Set on an isolated beach in the Akamas peninsula, the Lara Bay Turtle Conservation Station presides over the shelled creatures who come here every year to nest. Devoted conservationists keep an eye on the green and loggerhead turtles, safeguarding the eggs and young hatchlings and educating the public.
The wellbeing of the turtles and their hatchlings depends on delicate circumstances. Therefore, it’s best to visit the Lara Bay Turtle Conservation Station as part of a tour with an experienced guide. The turtle station is home to Caretta Caretta and Green Turtles. As the species is at a threat of getting extinct, the conservation station in Cyprus has kept their conservation in priority. The conservation center is extremely informative.
Lara Bay Turtle Conservation is a must for nature and animal lovers. If you plan on spending a few hours at the beach, bring water and snacks. Unfortunately, neither the conservation station nor the beach is wheelchair friendly since rocks, sand and uneven surfaces make access difficult.

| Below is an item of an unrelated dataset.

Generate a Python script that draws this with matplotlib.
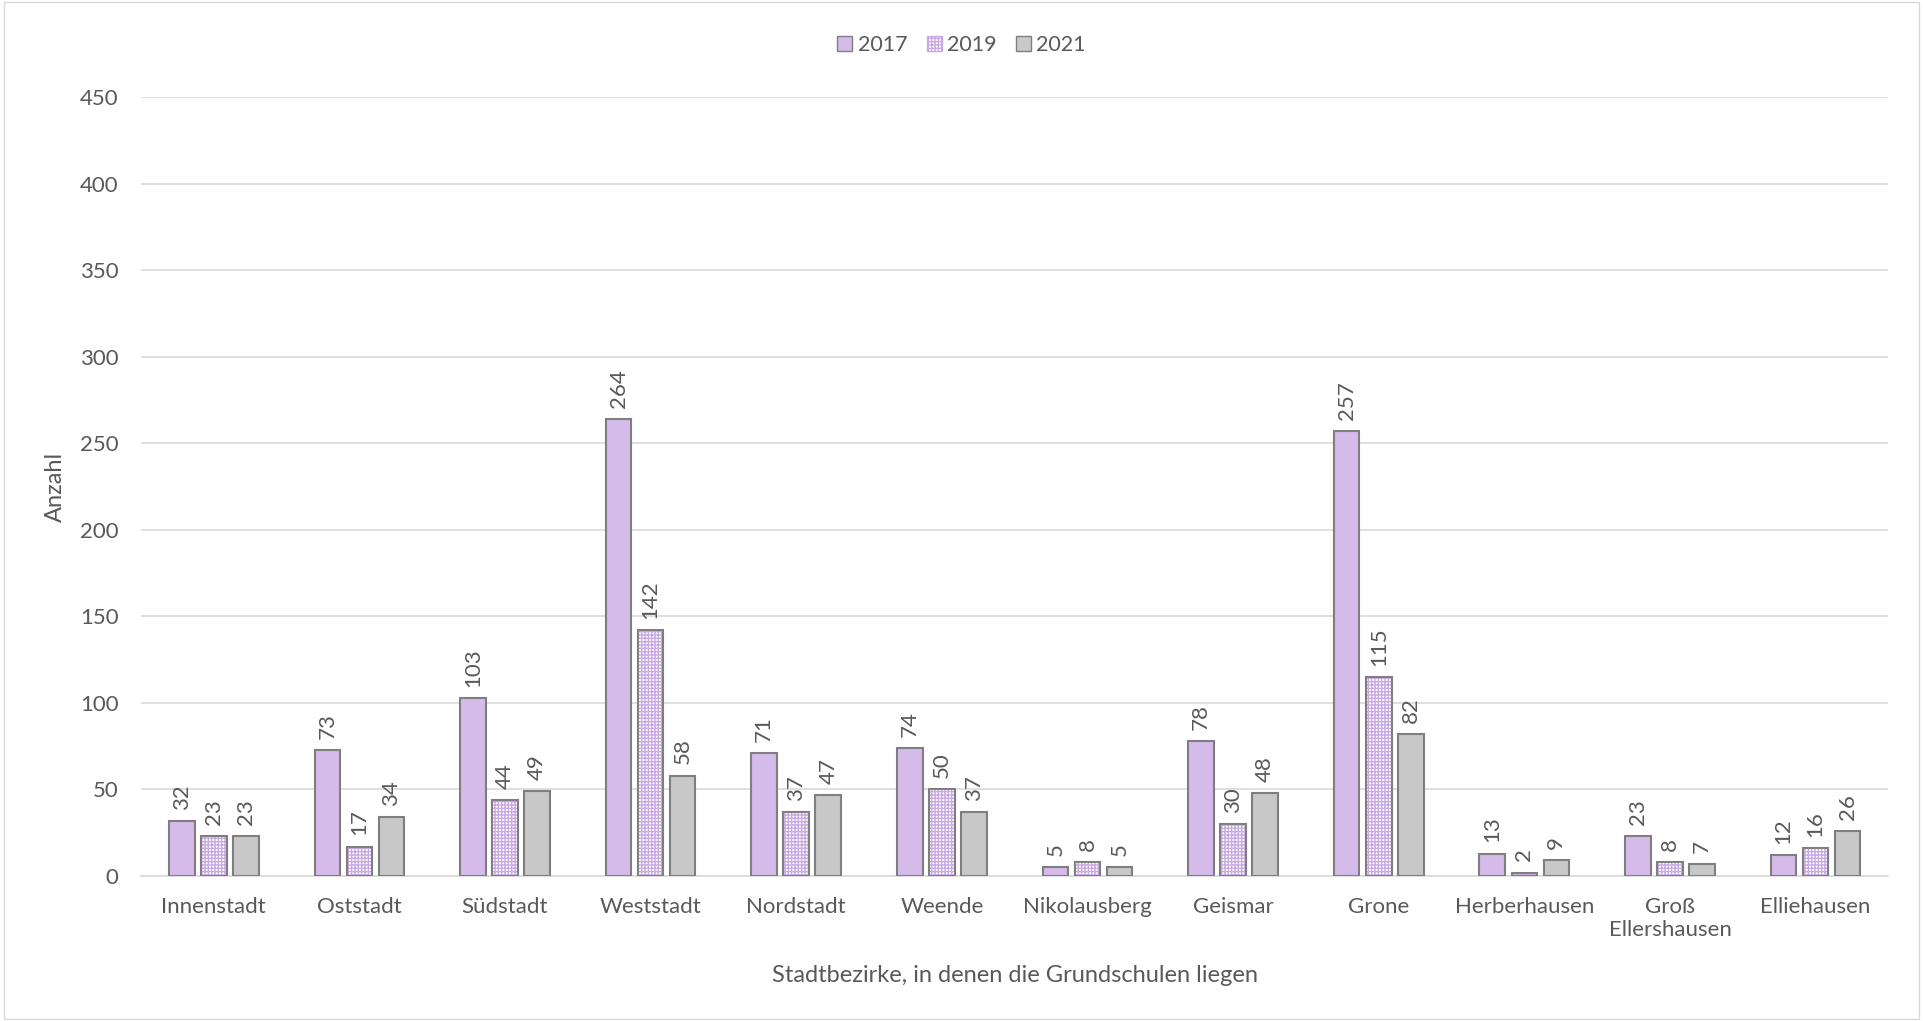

Lara Bay Turtle Conservation Station is on Lara Beach, about 17 miles (27 kilometers) north of Pafos. The access road to Lara Beach is rough and unpaved; it’s best suited to travelers with a four-wheel drive.
Egg-laying season usually lasts from May to August. This is the best time to go since you’ll have a higher chance of seeing newly hatched turtles in the conservatory’s water tanks.
Wildlife thrives on the remote and undeveloped Lara Beach, and turtles aren’t the only species you might find. You may also see wild rabbits, foxes and various reptiles, goats, as well as mouflons, a kind of wild sheep that can only be found in Cyprus. Nearer the shore, you may even spot seals, which are known to frequent the nearby sea caves.